Start Data section
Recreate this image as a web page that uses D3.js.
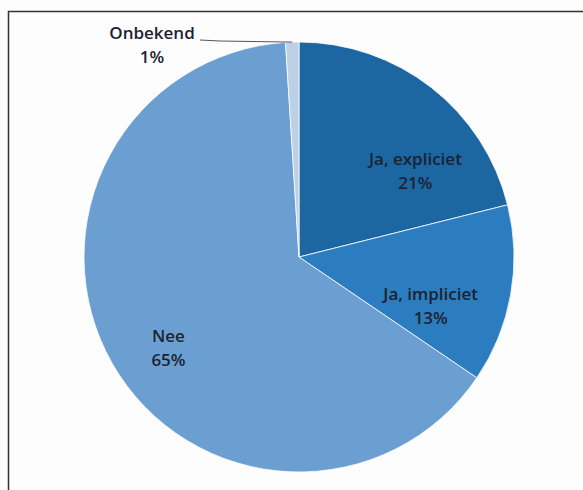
<!DOCTYPE html>
<html>
<head>
<meta charset="utf-8">
<script src="https://cdn.jsdelivr.net/npm/d3@7/dist/d3.min.js"></script>
<style>
  body { margin: 0; background: #fdfdfd; }
  text { font-family: "Open Sans", "Liberation Sans", sans-serif; font-size: 17px; font-weight: 600; fill: #1c2330; }
</style>
</head>
<body>
<div id="chart"></div>
<script>
// data
var categories = ["Ja, expliciet", "Ja, impliciet", "Nee", "Onbekend"];
var values = [21.1, 13.4, 64.5, 1.0];
var pctLabels = ["21%", "13%", "65%", "1%"];
var colors = ["#1c66a2", "#2b7dbf", "#6c9fd1", "#bcd0e6"];

var width = 583, height = 490;
var cx = 299, cy = 257, radius = 215;

var svg = d3.select("#chart").append("svg")
    .attr("width", width)
    .attr("height", height);

// frame (only top and left edges visible)
svg.append("path")
    .attr("d", "M8.5,490 L8.5,11.5 L583,11.5")
    .attr("fill", "none")
    .attr("stroke", "#333")
    .attr("stroke-width", 1.5);

var g = svg.append("g").attr("transform", "translate(" + cx + "," + cy + ")");

var pie = d3.pie().sort(null).value(function(d) { return d; });
var arcs = pie(values);

var arc = d3.arc().innerRadius(0).outerRadius(radius);

g.selectAll("path.slice")
  .data(arcs)
  .enter().append("path")
    .attr("class", "slice")
    .attr("d", arc)
    .attr("fill", function(d, i) { return colors[i]; })
    .attr("stroke", "#fdfdfd")
    .attr("stroke-width", 0.8);

// inner labels, excel puts them a bit off the mid angle
var labelR = [146, 140, 158];
var angleShift = [0.26, 0.17, -0.08];
arcs.slice(0, 3).forEach(function(d, i) {
  var a = (d.startAngle + d.endAngle) / 2 + angleShift[i];
  var x = Math.sin(a) * labelR[i], y = -Math.cos(a) * labelR[i];
  var t = g.append("text").attr("text-anchor", "middle");
  t.append("tspan").attr("x", x).attr("y", y - 4).text(categories[i]);
  t.append("tspan").attr("x", x).attr("y", y + 20).text(pctLabels[i]);
});

// Onbekend: outside label with leader line
var last = arcs[3];
var mid = (last.startAngle + last.endAngle) / 2;
var px = Math.sin(mid) * radius, py = -Math.cos(mid) * radius;
var lx = -99, ly = -217;
g.append("path")
    .attr("d", "M" + px + "," + py + " L" + (lx + 20) + "," + (ly + 1) + " L" + lx + "," + ly)
    .attr("fill", "none")
    .attr("stroke", "#555")
    .attr("stroke-width", 1);
var t = g.append("text").attr("text-anchor", "middle");
t.append("tspan").attr("x", lx - 48).attr("y", ly - 1).text(categories[3]);
t.append("tspan").attr("x", lx - 48).attr("y", ly + 23).text(pctLabels[3]);
</script>
</body>
</html>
End Data section
Your task is to repeat the material above exactly, without its pictures.

Recreate this image as a web page that uses D3.js.
<!DOCTYPE html>
<html>
<head>
<meta charset="utf-8">
<script src="https://cdn.jsdelivr.net/npm/d3@7/dist/d3.min.js"></script>
<style>
  body { margin: 0; background: #fdfdfd; }
  text { font-family: "Open Sans", "Liberation Sans", sans-serif; font-size: 17px; font-weight: 600; fill: #1c2330; }
</style>
</head>
<body>
<div id="chart"></div>
<script>
// data
var categories = ["Ja, expliciet", "Ja, impliciet", "Nee", "Onbekend"];
var values = [21.1, 13.4, 64.5, 1.0];
var pctLabels = ["21%", "13%", "65%", "1%"];
var colors = ["#1c66a2", "#2b7dbf", "#6c9fd1", "#bcd0e6"];

var width = 583, height = 490;
var cx = 299, cy = 257, radius = 215;

var svg = d3.select("#chart").append("svg")
    .attr("width", width)
    .attr("height", height);

// frame (only top and left edges visible)
svg.append("path")
    .attr("d", "M8.5,490 L8.5,11.5 L583,11.5")
    .attr("fill", "none")
    .attr("stroke", "#333")
    .attr("stroke-width", 1.5);

var g = svg.append("g").attr("transform", "translate(" + cx + "," + cy + ")");

var pie = d3.pie().sort(null).value(function(d) { return d; });
var arcs = pie(values);

var arc = d3.arc().innerRadius(0).outerRadius(radius);

g.selectAll("path.slice")
  .data(arcs)
  .enter().append("path")
    .attr("class", "slice")
    .attr("d", arc)
    .attr("fill", function(d, i) { return colors[i]; })
    .attr("stroke", "#fdfdfd")
    .attr("stroke-width", 0.8);

// inner labels, excel puts them a bit off the mid angle
var labelR = [146, 140, 158];
var angleShift = [0.26, 0.17, -0.08];
arcs.slice(0, 3).forEach(function(d, i) {
  var a = (d.startAngle + d.endAngle) / 2 + angleShift[i];
  var x = Math.sin(a) * labelR[i], y = -Math.cos(a) * labelR[i];
  var t = g.append("text").attr("text-anchor", "middle");
  t.append("tspan").attr("x", x).attr("y", y - 4).text(categories[i]);
  t.append("tspan").attr("x", x).attr("y", y + 20).text(pctLabels[i]);
});

// Onbekend: outside label with leader line
var last = arcs[3];
var mid = (last.startAngle + last.endAngle) / 2;
var px = Math.sin(mid) * radius, py = -Math.cos(mid) * radius;
var lx = -99, ly = -217;
g.append("path")
    .attr("d", "M" + px + "," + py + " L" + (lx + 20) + "," + (ly + 1) + " L" + lx + "," + ly)
    .attr("fill", "none")
    .attr("stroke", "#555")
    .attr("stroke-width", 1);
var t = g.append("text").attr("text-anchor", "middle");
t.append("tspan").attr("x", lx - 48).attr("y", ly - 1).text(categories[3]);
t.append("tspan").attr("x", lx - 48).attr("y", ly + 23).text(pctLabels[3]);
</script>
</body>
</html>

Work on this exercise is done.